Buyers

10 Steps to Buying a Business


Step 1  - Our first meeting

At our first meeting we will clarify your goals, interests, income requirements, investment level, and time frame for getting into business. We will explore businesses that meet your criteria.


Step 2 - Review

You will review the information on the company or companies for sale. Check out their websites. Make a list of unanswered questions. Try to picture yourself growing this business.


Step 3 Visit the business

If the business is open to the public, we recommend that you drop by - unannounced - to get the same treatment/impression that a customer would get. Imagine yourself running the company. You need to be able to picture yourself in the business before you take Step 4.

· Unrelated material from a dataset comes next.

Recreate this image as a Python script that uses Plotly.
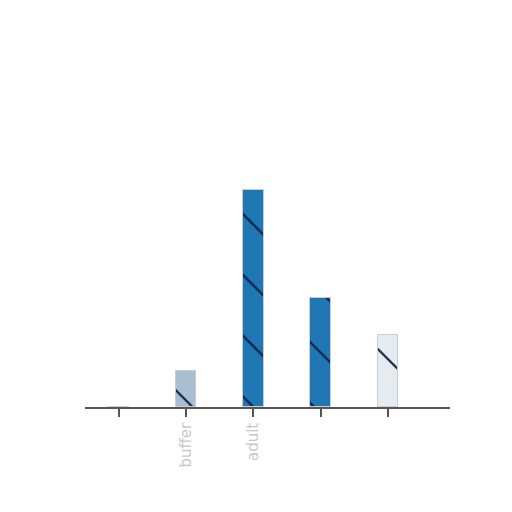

Step 4 - Meet with the seller

If there is genuine interest in the company, you need to sit down face-to-face with the seller. A meeting will be arranged for you, the seller and the agent. This is typically held at the agent's office, or after hours at the seller's place of business. This is the time to ask general to probing questions on anything and everything (but not the time to begin negotiations on price and terms!).


Step 5 - Preliminary evaluation

It is now time to review the information you've received in greater detail. You may want to do your own projections of earnings for the next three years based on the history of the company and your anticipated improvements. You may choose to do some research into the general industry if you are unfamiliar with it. Make a list of all the changes you would make if it were your business.


Step 6 - Make an offer

Your agent will assist you in preparing a written offer. The offer will include contingencies which will allow you to confirm the information you've received and to validate assumptions you've made. Three of the most common contingencies are a contingency upon approval of financials, a contingency upon assignment or tranfer of the lease, and a continqency upon obtaining financing.


Step 7 - Agree on price

Your offer may often receive a counter offer. This document may go from seller to buyer several times until a price is agreed upon.


Step 8 - Due diligence

This is the time to look closely at the accounting records of the company, and to inspect the facility, equipment and inventory to insure that your assumptions are valid.


Step 9 - Documents prepared for closing

You will receive a checklist from your agent that lists what to do to prepare for closing. An escrow attorney will draft all necessary legal documents to comply with the agreement that you and the seller have reached. Typically the buyer and seller share the closing expenses.


Step 10 - Close and celebrate!

Close the purchase and begin your first day as the owner of your very own business. The seller will be available to assist in the transition of the business. Now you and your family are part of the American dream - you own your own business!